When I left Ontario in early May, the snow was gone but the temperature was not reliably warm! This was true of Norwich as well, although during the last week of May there were days when I was able to sit in my shed in the garden, wearing a short sleeved shirt, with the door open. It is actually surprisingly close and humid sometimes in this part of England. In a month the tennis at Wimbledon will begin. In order to meet traditions there should be strawberries available by then. The plants outside my door are in flower, so I will be able to watch the berries develop and ripen.

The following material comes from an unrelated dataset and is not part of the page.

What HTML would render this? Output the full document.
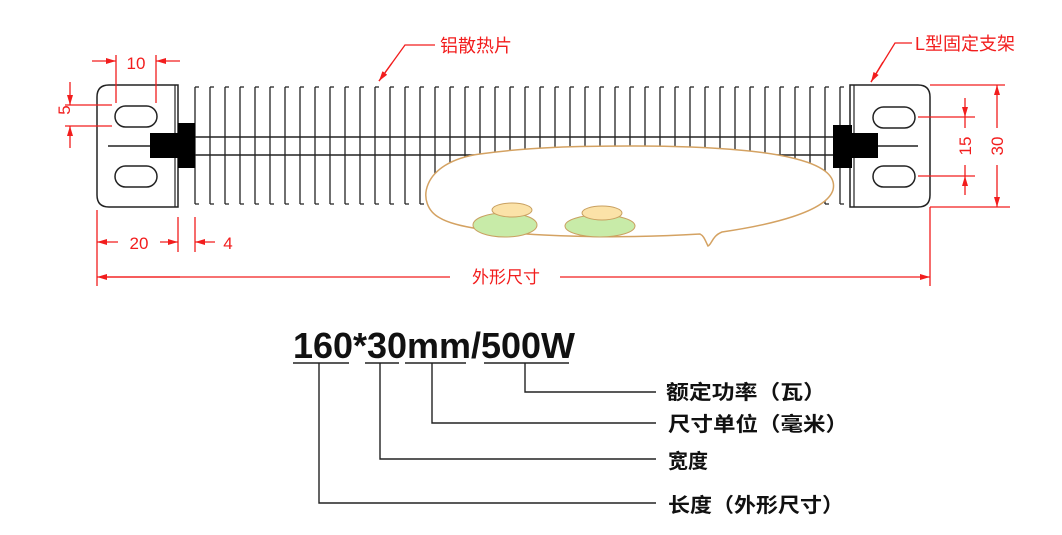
<!DOCTYPE html>
<html><head><meta charset="utf-8"><style>
html,body{margin:0;padding:0;background:#fff;}
svg{display:block;}
.r{fill:#f21d1d;font-family:"Liberation Sans","Noto Sans CJK SC",sans-serif;}
.k{fill:#111;font-family:"Liberation Sans","Noto Sans CJK SC",sans-serif;}
</style></head><body>
<svg width="1062" height="535" viewBox="0 0 1062 535" xmlns="http://www.w3.org/2000/svg">
<defs>
<marker id="a" markerWidth="10" markerHeight="6" refX="10" refY="3" orient="auto" markerUnits="userSpaceOnUse"><path d="M0,0 L10,3 L0,6 z" fill="#f21d1d"/></marker>
</defs>
<g stroke="#222" stroke-width="1.3" fill="none">
<path d="M195,87V204M195,87h4M195,204h4M210,87V204M210,87h4M210,204h4M225,87V204M225,87h4M225,204h4M240,87V204M240,87h4M240,204h4M255,87V204M255,87h4M255,204h4M270,87V204M270,87h4M270,204h4M285,87V204M285,87h4M285,204h4M300,87V204M300,87h4M300,204h4M315,87V204M315,87h4M315,204h4M330,87V204M330,87h4M330,204h4M345,87V204M345,87h4M345,204h4M360,87V204M360,87h4M360,204h4M375,87V204M375,87h4M375,204h4M390,87V204M390,87h4M390,204h4M405,87V204M405,87h4M405,204h4M420,87V204M420,87h4M420,204h4M435,87V204M435,87h4M435,204h4M450,87V204M450,87h4M450,204h4M465,87V204M465,87h4M465,204h4M480,87V204M480,87h4M480,204h4M495,87V204M495,87h4M495,204h4M510,87V204M510,87h4M510,204h4M525,87V204M525,87h4M525,204h4M540,87V204M540,87h4M540,204h4M555,87V204M555,87h4M555,204h4M570,87V204M570,87h4M570,204h4M585,87V204M585,87h4M585,204h4M600,87V204M600,87h4M600,204h4M615,87V204M615,87h4M615,204h4M630,87V204M630,87h4M630,204h4M645,87V204M645,87h4M645,204h4M660,87V204M660,87h4M660,204h4M675,87V204M675,87h4M675,204h4M690,87V204M690,87h4M690,204h4M705,87V204M705,87h4M705,204h4M720,87V204M720,87h4M720,204h4M735,87V204M735,87h4M735,204h4M750,87V204M750,87h4M750,204h4M765,87V204M765,87h4M765,204h4M780,87V204M780,87h4M780,204h4M795,87V204M795,87h4M795,204h4M810,87V204M810,87h4M810,204h4M825,87V204M825,87h4M825,204h4M840,87V204M840,87h4M840,204h4"/>
<path d="M195,137H850M195,155H850" stroke-width="1.6"/>
</g>
<path d="M178,85 H109 Q97,85 97,97 V195 Q97,207 109,207 H178 Z" fill="#fff" stroke="#222" stroke-width="1.5"/>
<path d="M175,85V207" stroke="#222" stroke-width="1.2"/>
<rect x="115" y="106" width="42" height="21" rx="10.5" fill="none" stroke="#222" stroke-width="1.5"/>
<rect x="115" y="166" width="42" height="21" rx="10.5" fill="none" stroke="#222" stroke-width="1.5"/>
<path d="M108,146H150" stroke="#222" stroke-width="1.5"/>
<rect x="150" y="133" width="28" height="25" fill="#000"/>
<rect x="178" y="123" width="17" height="45" fill="#000"/>
<path d="M850,85 H918 Q930,85 930,97 V195 Q930,207 918,207 H850 Z" fill="#fff" stroke="#222" stroke-width="1.5"/>
<path d="M854,85V207" stroke="#222" stroke-width="1.2"/>
<rect x="873" y="107" width="42" height="21" rx="10.5" fill="none" stroke="#222" stroke-width="1.5"/>
<rect x="873" y="166" width="42" height="21" rx="10.5" fill="none" stroke="#222" stroke-width="1.5"/>
<path d="M878,146H918" stroke="#222" stroke-width="1.5"/>
<rect x="833" y="125" width="19" height="43" fill="#000"/>
<rect x="852" y="133" width="26" height="25" fill="#000"/>
<path d="M630,146 C780,146 840,162 833,190 C826,212 770,225 722,232 C712,236 712,244 708,246 C705,240 704,236 700,234 C600,240 470,236 440,218 C415,205 420,162 480,154 C530,147 580,146 630,146 Z" fill="#fff" stroke="#d4a262" stroke-width="1.5"/>
<ellipse cx="505" cy="225" rx="32" ry="12" fill="#c8eba8" stroke="#c9a060" stroke-width="1"/>
<ellipse cx="512" cy="210" rx="20" ry="7" fill="#fbe2a8" stroke="#c9a060" stroke-width="1"/>
<ellipse cx="600" cy="226" rx="35" ry="11" fill="#c8eba8" stroke="#c9a060" stroke-width="1"/>
<ellipse cx="602" cy="213" rx="20" ry="7" fill="#fbe2a8" stroke="#c9a060" stroke-width="1"/>
<g stroke="#f21d1d" stroke-width="1.3" fill="none">
<path d="M116,55V103M156,55V103"/>
<path d="M92,61H116" marker-end="url(#a)"/><path d="M180,61H156" marker-end="url(#a)"/>
<path d="M65,105H112M65,126H112"/>
<path d="M70,82V105" marker-end="url(#a)"/><path d="M70,148V126" marker-end="url(#a)"/>
<path d="M97,210V286M178,217V252M195,217V252"/>
<path d="M118,242H97" marker-end="url(#a)"/><path d="M160,242H178" marker-end="url(#a)"/>
<path d="M215,242H195" marker-end="url(#a)"/>
<path d="M930,207V286M930,207H1010M930,85H1005"/>
<path d="M104,277H450" /><path d="M180,277H97" marker-end="url(#a)"/>
<path d="M560,277H930" marker-end="url(#a)"/>
<path d="M997,128V85" marker-end="url(#a)"/><path d="M997,165V207" marker-end="url(#a)"/>
<path d="M918,117H975M918,176H975"/>
<path d="M965,98V117" marker-end="url(#a)"/><path d="M965,195V176" marker-end="url(#a)"/>
<path d="M965,128V117M965,165V176"/>
<path d="M435,45H405L379,81" /><path d="M392,63L379,81" marker-end="url(#a)"/>
<path d="M912,43H895L871,82"/><path d="M883,62L871,82" marker-end="url(#a)"/>
</g>
<rect x="452" y="266" width="108" height="20" fill="#fff"/>
<text class="r" x="136" y="69" font-size="17" text-anchor="middle">10</text>
<text class="r" x="76" y="116" font-size="17" text-anchor="middle" transform="rotate(-90 70 116)">5</text>
<text class="r" x="139" y="249" font-size="17" text-anchor="middle">20</text>
<text class="r" x="228" y="249" font-size="17" text-anchor="middle">4</text>
<text class="r" x="506" y="283" font-size="17" text-anchor="middle">外形尺寸</text>
<text class="r" x="965" y="152" font-size="17" text-anchor="middle" transform="rotate(-90 965 146)">15</text>
<text class="r" x="997" y="152" font-size="17" text-anchor="middle" transform="rotate(-90 997 146)">30</text>
<text class="r" x="440" y="52" font-size="18">铝散热片</text>
<text class="r" x="915" y="50" font-size="18">L型固定支架</text>
<text class="k" x="293" y="358" font-size="36" font-weight="bold" textLength="282" lengthAdjust="spacingAndGlyphs">160*30mm/500W</text>
<g stroke="#222" stroke-width="1.4" fill="none">
<path d="M293,363H349M365,363H399M405,363H466M484,363H569"/>
<path d="M525,363V392H656M432,363V423H656M380,363V459H656M319,363V503H656"/>
</g>
<g class="k" font-size="20" font-weight="bold">
<text x="666" y="399" textLength="160" lengthAdjust="spacingAndGlyphs">额定功率（瓦）</text>
<text x="668" y="431" textLength="180" lengthAdjust="spacingAndGlyphs">尺寸单位（毫米）</text>
<text x="668" y="468">宽度</text>
<text x="668" y="512" textLength="176" lengthAdjust="spacingAndGlyphs">长度（外形尺寸）</text>
</g>
</svg>
</body></html>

When I am here the dog comes and invites me to kick tennis balls across the lawn for her every few hours. This is a good way of giving her exercise. The other options are to drive to the forest, which takes time, or walk along hot and boring pavements. She is elderly now so she gives up the game before I do. Her sign that she has had enough is to go the side of the garden, have a drink, and then slink off behind the garage. She is getting deaf and a little short sighted. This means towards the end of the game, it is not so much ‘kicking balls for the dog’ but ‘kicking balls to the dog’.

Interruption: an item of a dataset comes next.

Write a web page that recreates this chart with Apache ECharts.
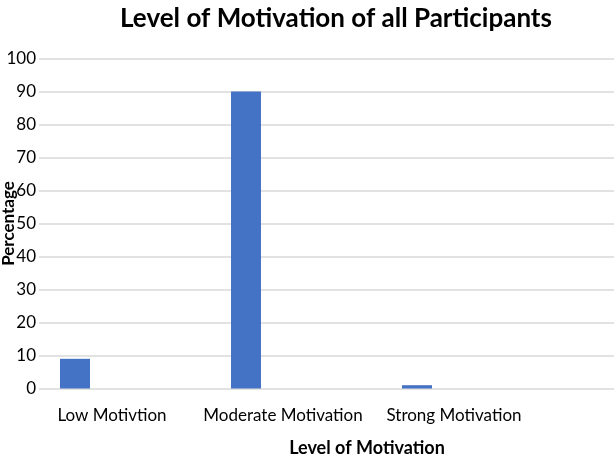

The garden is a riot of colour. I don’t know very many of the plants, which is a pity, but the flowers are amazing and the plantings effective. The birds are singing their hearts out. When we first moved into the house the garden was quite barren, and there certainly was not the birdlife there is now. There are open containers of water placed strategically under various bushes for birds and insects. One was teeming with tadpoles. We have purposefully left ‘wild’ areas, and this is where the frogs hide out, so it is good to see the next generation in the making. A few evenings ago I went out after a heavy rain shower and saw two rather large frogs. Their visibility was due to a combination of the rain and the fact the light outside my office was on and attracting insects, a buffet.